** START OF DATA FOR THE TASK **

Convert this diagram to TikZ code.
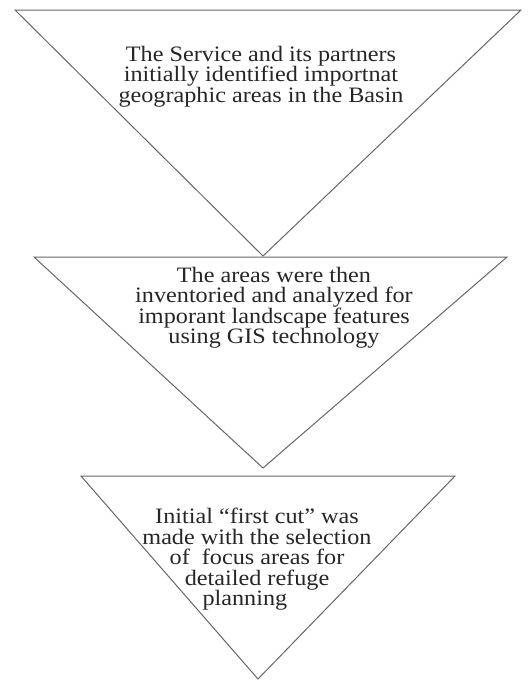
\documentclass[tikz,border=0pt]{standalone}
\usepackage{fontspec}
\newfontfamily\tfont[FakeStretch=1.1]{Liberation Serif}
\begin{document}
\begin{tikzpicture}[x=1pt,y=-1pt,
  tri/.style={draw=black!60, line width=1pt, line join=miter},
  label/.style={align=center, inner sep=0pt, anchor=north, text=black!85,
    font=\tfont\fontsize{22}{20.5}\selectfont}]
\useasboundingbox (0,0) rectangle (531,681);
% triangle 1
\coordinate (t1l) at (15,10);
\coordinate (t1r) at (521,10);
\coordinate (t1b) at (263,256);
\draw[tri] (t1l) -- (t1r) -- (t1b) -- cycle;
\node[label] (txt1) at (261,46) {The Service and its partners\\initially identified importnat\\geographic areas in the Basin};
% triangle 2
\coordinate (t2l) at (34,257);
\coordinate (t2r) at (507,257);
\coordinate (t2b) at (263,468);
\draw[tri] (t2l) -- (t2r) -- (t2b) -- cycle;
\node[label] (txt2) at (274,267) {The areas were then\\inventoried and analyzed for\\imporant landscape features\\using GIS technology};
% triangle 3
\coordinate (t3l) at (81,476);
\coordinate (t3r) at (455,476);
\coordinate (t3b) at (258,679);
\draw[tri] (t3l) -- (t3r) -- (t3b) -- cycle;
\node[label] (txt3) at (257,508) {Initial “first cut” was\\made with the selection\\of~ focus areas for\\detailed refuge\\planning\hspace*{1.1em}};
\end{tikzpicture}
\end{document}
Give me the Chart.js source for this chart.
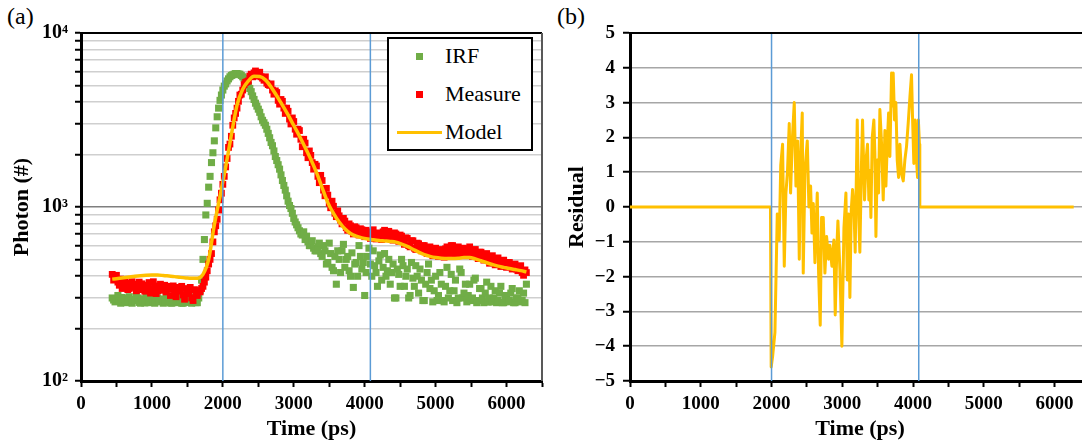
<!DOCTYPE html>
<html lang="en">
<head>
<meta charset="utf-8">
<title>IRF, measured decay, model and residual</title>
<script src="https://cdn.jsdelivr.net/npm/chart.js@4.4.1/dist/chart.umd.min.js"></script>
<style>
  html, body { margin: 0; padding: 0; background: #fff; }
  body {
    position: relative;
    width: 1082px;
    height: 448px;
    overflow: hidden;
    font-family: 'Liberation Serif', 'Times New Roman', serif;
    color: #000;
  }
  canvas { position: absolute; top: 0; }
  #fitChart { left: 0; }
  #residualChart { left: 548px; }
  .panel-tag { position: absolute; top: 4px; font-size: 24px; line-height: 24px; }
  .legend {
    position: absolute;
    left: 387px;
    top: 37px;
    width: 142px;
    height: 110px;
    border: 2px solid #000;
    background: #fff;
    font-size: 22px;
  }
  .legend-row { position: absolute; left: 0; right: 0; height: 38px; line-height: 38px; }
  .legend-square { position: absolute; left: 27px; top: 15.5px; width: 7px; height: 7px; }
  .legend-line { position: absolute; left: 8px; top: 17.5px; width: 45px; height: 3px; }
  .legend-text { position: absolute; left: 56px; top: 0; }
</style>
</head>
<body>
<div class="panel-tag" style="left: 7px;">(a)</div>
<div class="panel-tag" style="left: 557px;">(b)</div>
<canvas id="fitChart" width="548" height="448"></canvas>
<canvas id="residualChart" width="548" height="448"></canvas>
<div id="fitLegend" class="legend"></div>

<script>
// time bins (ps) shared by IRF and measured decay
const binStart = 440;
const binWidth = 20;

// IRF photon counts
const irfCounts = [
  300, 292, 285, 296, 310, 288, 280, 302, 295, 284,
  282, 298, 305, 287, 280, 294, 290, 306, 300, 283,
  280, 297, 288, 281, 310, 292, 282, 300, 295, 286,
  280, 303, 300, 289, 285, 296, 280, 284, 305, 291,
  290, 281, 280, 299, 298, 286, 282, 301, 292, 280,
  280, 294, 300, 283, 285, 304, 280, 290, 296, 282,
  282, 300, 330, 380, 500, 650, 900, 1050, 1300, 1500,
  1800, 2050, 2400, 2850, 3300, 3700, 4100, 4400, 4700, 4950,
  5100, 5300, 5450, 5600, 5700, 5750, 5800, 5850, 5850, 5800,
  5800, 5700, 5600, 5500, 5350, 5200, 5000, 4800, 4600, 4350,
  4150, 3950, 3800, 3650, 3500, 3300, 3150, 3050, 2950, 2800,
  2650, 2500, 2350, 2250, 2100, 1950, 1850, 1750, 1650, 1530,
  1420, 1330, 1250, 1160, 1080, 1020, 980, 920, 860, 820,
  790, 760, 730, 700, 690, 720, 650, 680, 630, 600,
  600, 640, 580, 560, 560, 590, 620, 540, 520, 600,
  560, 470, 480, 620, 540, 450, 430, 520, 360, 560,
  500, 420, 560, 610, 450, 500, 520, 430, 400, 545,
  345, 470, 480, 400, 600, 520, 440, 480, 310, 420,
  520, 580, 470, 400, 560, 460, 420, 350, 490, 530,
  380, 450, 540, 400, 430, 500, 360, 420, 470, 300,
  300, 440, 410, 350, 500, 460, 350, 400, 440, 300,
  310, 480, 390, 350, 460, 400, 320, 440, 380, 290,
  290, 360, 420, 470, 340, 380, 285, 330, 400, 290,
  310, 420, 360, 290, 285, 350, 450, 300, 330, 410,
  290, 330, 380, 282, 300, 440, 420, 300, 320, 360,
  285, 310, 360, 290, 300, 380, 390, 282, 290, 340,
  340, 300, 282, 320, 370, 284, 300, 350, 285, 300,
  330, 282, 290, 320, 350, 282, 282, 300, 310, 285,
  290, 320, 340, 282, 282, 300, 300, 330, 285, 290,
  320, 282, 360
];

// measured photon counts, same bins
const measureCounts = [
  410, 380, 395, 405, 370, 355, 385, 340, 350, 378,
  365, 335, 340, 360, 372, 345, 348, 330, 360, 370,
  335, 362, 355, 328, 342, 350, 368, 320, 338, 372,
  352, 318, 330, 345, 360, 332, 345, 355, 325, 340,
  350, 310, 338, 352, 322, 305, 345, 328, 330, 350,
  312, 295, 340, 322, 318, 345, 300, 290, 335, 315,
  310, 330, 325, 340, 350, 370, 395, 430, 470, 500,
  540, 630, 720, 780, 850, 960, 1100, 1200, 1350, 1500,
  1700, 1900, 2200, 2300, 2550, 2950, 3250, 3450, 3700, 4050,
  4400, 4450, 4700, 5050, 5200, 5250, 5300, 5650, 5800, 5600,
  5900, 6050, 5650, 5750, 5950, 5600, 5500, 5350, 5600, 5150,
  5050, 5000, 5100, 4700, 4450, 4650, 4550, 4100, 3900, 4150,
  4050, 3700, 3450, 3700, 3550, 3200, 3000, 3250, 3100, 2800,
  2620, 2800, 2750, 2450, 2220, 2450, 2330, 2050, 1920, 2100,
  1980, 1800, 1650, 1760, 1720, 1500, 1380, 1520, 1420, 1250,
  1160, 1280, 1170, 1050, 990, 1080, 1010, 920, 880, 950,
  890, 840, 800, 860, 830, 760, 735, 800, 780, 725,
  700, 770, 760, 705, 690, 750, 740, 700, 675, 735,
  720, 690, 660, 715, 740, 680, 655, 700, 710, 665,
  650, 720, 735, 690, 660, 725, 700, 670, 645, 710,
  700, 660, 635, 690, 680, 640, 610, 665, 660, 600,
  590, 640, 640, 580, 570, 620, 615, 575, 560, 600,
  600, 565, 540, 580, 590, 545, 525, 570, 580, 530,
  520, 560, 570, 530, 515, 575, 590, 555, 540, 600,
  600, 560, 520, 585, 590, 545, 530, 580, 575, 535,
  525, 575, 590, 540, 520, 565, 570, 530, 505, 550,
  550, 520, 495, 535, 540, 500, 475, 515, 525, 480,
  465, 505, 510, 470, 455, 490, 495, 460, 450, 480,
  480, 455, 440, 465, 470, 440, 430, 450, 460, 420,
  405, 435, 420
];

// fitted model, sampled every 80 ps from 440 ps
const modelStart = 440;
const modelStep = 80;
const modelCounts = [
  385, 388, 392, 396, 400, 403, 405, 406, 406, 404,
  401, 398, 394, 391, 389, 390, 410, 500, 790, 1150,
  1700, 2600, 3850, 4750, 5300, 5640, 5620, 5380, 4900, 4350,
  3850, 3380, 2940, 2560, 2200, 1880, 1580, 1290, 1060, 920,
  820, 750, 705, 680, 665, 655, 648, 642, 638, 634,
  628, 612, 594, 572, 550, 532, 520, 512, 508, 506,
  506, 508, 512, 512, 503, 491, 478, 467, 457, 450,
  443, 437, 431, 424
];

// residual of the fit, panel (b)
const residualTimes = [
  0, 1985, 1995, 2015, 2048, 2081, 2109, 2130, 2156, 2180,
  2203, 2225, 2250, 2269, 2293, 2321, 2345, 2368, 2392, 2410,
  2434, 2448, 2472, 2505, 2528, 2552, 2571, 2590, 2613, 2646,
  2665, 2688, 2707, 2731, 2754, 2778, 2806, 2825, 2853, 2881,
  2900, 2924, 2938, 2966, 2994, 3023, 3051, 3070, 3089, 3107,
  3126, 3145, 3164, 3182, 3211, 3234, 3248, 3272, 3286, 3314,
  3335, 3356, 3375, 3390, 3404, 3423, 3446, 3460, 3475, 3494,
  3512, 3531, 3555, 3578, 3602, 3616, 3635, 3654, 3672, 3696,
  3710, 3719, 3738, 3757, 3776, 3795, 3814, 3837, 3861, 3884,
  3908, 3931, 3955, 3978, 3992, 4011, 4030, 4049, 4063, 4075,
  4090, 4095, 6270
];
const residualValues = [
  0, 0, -4.6, -4.3, -3.6, -0.2, -0.95, 1.2, 1.8, -1.7,
  0.4, 1.0, 2.4, 0.4, 1.9, 3.0, 0.6, 1.9, -1.5, 1.45,
  2.7, -1.9, 1.05, 1.9, 0.0, 0.6, -0.75, 0.1, -1.6, 0.4,
  -1.9, -3.4, -0.3, -0.3, -1.9, -0.85, -1.5, -1.1, -1.7, -0.95,
  -3.1, -1.1, -0.4, -1.8, -4.0, -0.6, 0.4, -2.1, -0.2, -2.6,
  -0.1, 0.5, 0.0, -1.3, 2.5, -0.4, -1.3, 1.35, 2.5, 0.2,
  1.35, 1.8, 0.2, 1.05, -0.3, 2.0, 2.5, 1.55, -0.85, 1.35,
  0.4, 2.8, 1.8, 0.2, 2.2, 0.6, 1.8, 2.7, 1.45, 3.85,
  2.9, 3.85, 2.5, 3.0, 1.35, 0.85, 1.8, 0.95, 0.75, 1.35,
  1.75, 2.4, 3.15, 3.8, 2.6, 1.25, 2.5, 1.35, 0.85, 2.5,
  1.8, 0, 0
];

// fit window edges (ps), the two blue markers
const fitWindow = [2000, 4080];

// axes
const timeRange = { min: 0, max: 6500, step: 500, labelEvery: 1000 };
const photonTicks = [
  100, 200, 300, 400, 500, 600, 700, 800, 900,
  1000, 2000, 3000, 4000, 5000, 6000, 7000, 8000, 9000, 10000
];
const photonDecades = { 100: '10\u00B2', 1000: '10\u00B3', 10000: '10\u2074' };
const residualRange = { min: -5, max: 5, step: 1 };

const colors = {
  irf: '#70AD47',
  measure: '#FF0000',
  model: '#FFC000',
  window: '#5B9BD5'
};

const serif = "'Liberation Serif', 'Times New Roman', serif";
Chart.defaults.font.family = serif;
Chart.defaults.color = '#000';

const tickFont = { size: 19, weight: 'bold' };
const titleFont = { size: 22, weight: 'bold' };

function toPoints(values, start, step) {
  return values.map((y, i) => ({ x: start + i * step, y: y }));
}

function windowLines(yMin, yMax) {
  return fitWindow.map((t) => ({
    label: '',
    data: [{ x: t, y: yMin }, { x: t, y: yMax }],
    showLine: true,
    borderColor: colors.window,
    borderWidth: 1.5,
    pointRadius: 0,
    order: 0
  }));
}

function timeAxis() {
  return {
    type: 'linear',
    min: timeRange.min,
    max: timeRange.max,
    afterFit: (scale) => { scale.height = 67; },
    ticks: {
      stepSize: timeRange.step,
      autoSkip: false,
      maxRotation: 0,
      padding: 6,
      font: tickFont,
      callback: (v) => (v % timeRange.labelEvery === 0 ? String(v) : '')
    },
    grid: { drawOnChartArea: false, tickLength: 6, tickWidth: 2, tickColor: '#000' },
    border: { color: '#000', width: 3 },
    title: { display: true, text: 'Time (ps)', font: titleFont, padding: { top: 0, bottom: 5 } }
  };
}

// top and right edges of the plot box
const frame = {
  id: 'frame',
  afterDraw(chart) {
    const { ctx, chartArea } = chart;
    ctx.save();
    ctx.lineWidth = 2;
    ctx.strokeStyle = '#000';
    ctx.beginPath();
    ctx.moveTo(chartArea.left, chartArea.top);
    ctx.lineTo(chartArea.right, chartArea.top);
    ctx.stroke();
    ctx.strokeStyle = '#595959';
    ctx.beginPath();
    ctx.moveTo(chartArea.right, chartArea.top);
    ctx.lineTo(chartArea.right, chartArea.bottom);
    ctx.stroke();
    ctx.restore();
  }
};

const commonOptions = {
  responsive: false,
  animation: false,
  events: [],
  plugins: { legend: { display: false }, tooltip: { enabled: false } }
};

// panel (a)
const fitDatasets = [
  {
    label: 'IRF',
    data: toPoints(irfCounts, binStart, binWidth),
    pointStyle: 'rect',
    pointRadius: 5,
    pointBorderWidth: 0,
    backgroundColor: colors.irf,
    borderColor: colors.irf,
    order: 3
  },
  {
    label: 'Measure',
    data: toPoints(measureCounts, binStart, binWidth),
    pointStyle: 'rect',
    pointRadius: 4.8,
    pointBorderWidth: 0,
    backgroundColor: colors.measure,
    borderColor: colors.measure,
    order: 2
  },
  {
    label: 'Model',
    data: toPoints(modelCounts, modelStart, modelStep),
    showLine: true,
    borderColor: colors.model,
    backgroundColor: colors.model,
    borderWidth: 3.5,
    pointRadius: 0,
    cubicInterpolationMode: 'monotone',
    order: 1
  }
];

new Chart(document.getElementById('fitChart'), {
  type: 'scatter',
  data: {
    datasets: fitDatasets.concat(windowLines(photonTicks[0], photonTicks[photonTicks.length - 1]))
  },
  options: Object.assign({}, commonOptions, {
    layout: { padding: { top: 33, right: 6, left: 0, bottom: 0 } },
    scales: {
      x: timeAxis(),
      y: {
        type: 'logarithmic',
        min: photonTicks[0],
        max: photonTicks[photonTicks.length - 1],
        afterFit: (scale) => { scale.width = 81; },
        afterBuildTicks: (scale) => {
          scale.ticks = photonTicks.map((value) => ({ value: value, major: value in photonDecades }));
        },
        ticks: {
          autoSkip: false,
          padding: 7,
          font: { size: 20, weight: 'bold' },
          callback: (v) => photonDecades[v] || ''
        },
        grid: {
          color: (ctx) => (ctx.tick && photonDecades[ctx.tick.value] ? '#7f7f7f' : '#cfcfcf'),
          lineWidth: 1.5,
          tickLength: 6,
          tickWidth: 2,
          tickColor: '#000'
        },
        border: { color: '#000', width: 3 },
        title: { display: true, text: 'Photon (#)', font: titleFont, padding: { top: 9, bottom: 0 } }
      }
    }
  }),
  plugins: [frame]
});

// panel (b)
new Chart(document.getElementById('residualChart'), {
  type: 'scatter',
  data: {
    datasets: [
      {
        label: 'Residual',
        data: residualTimes.map((t, i) => ({ x: t, y: residualValues[i] })),
        showLine: true,
        borderColor: colors.model,
        backgroundColor: colors.model,
        borderWidth: 3,
        borderJoinStyle: 'round',
        pointRadius: 0,
        order: 1
      }
    ].concat(windowLines(residualRange.min, residualRange.max))
  },
  options: Object.assign({}, commonOptions, {
    layout: { padding: { top: 33, right: 6, left: 0, bottom: 0 } },
    scales: {
      x: timeAxis(),
      y: {
        type: 'linear',
        min: residualRange.min,
        max: residualRange.max,
        afterFit: (scale) => { scale.width = 82; },
        ticks: {
          stepSize: residualRange.step,
          autoSkip: false,
          padding: 8,
          font: tickFont,
          callback: (v) => (v < 0 ? '\u2212' + Math.abs(v) : String(v))
        },
        grid: { color: '#a6a6a6', lineWidth: 1.5, tickLength: 7, tickWidth: 2, tickColor: '#000' },
        border: { color: '#000', width: 3 },
        title: { display: true, text: 'Residual', font: titleFont, padding: { top: 16, bottom: 0 } }
      }
    }
  }),
  plugins: [frame]
});

// legend box inside panel (a)
const legendBox = document.getElementById('fitLegend');
fitDatasets.forEach((ds, i) => {
  const row = document.createElement('div');
  row.className = 'legend-row';
  row.style.top = (i * 38 - 2) + 'px';

  const swatch = document.createElement('span');
  swatch.className = ds.showLine ? 'legend-line' : 'legend-square';
  swatch.style.background = ds.showLine ? ds.borderColor : ds.backgroundColor;

  const text = document.createElement('span');
  text.className = 'legend-text';
  text.textContent = ds.label;

  row.appendChild(swatch);
  row.appendChild(text);
  legendBox.appendChild(row);
});
</script>
</body>
</html>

** END OF DATA FOR THE TASK **

SHORT TASK →
Reproduce each line of the entries in which the word "this" is found.

RESULT BELOW →
Convert this diagram to TikZ code.
Give me the Chart.js source for this chart.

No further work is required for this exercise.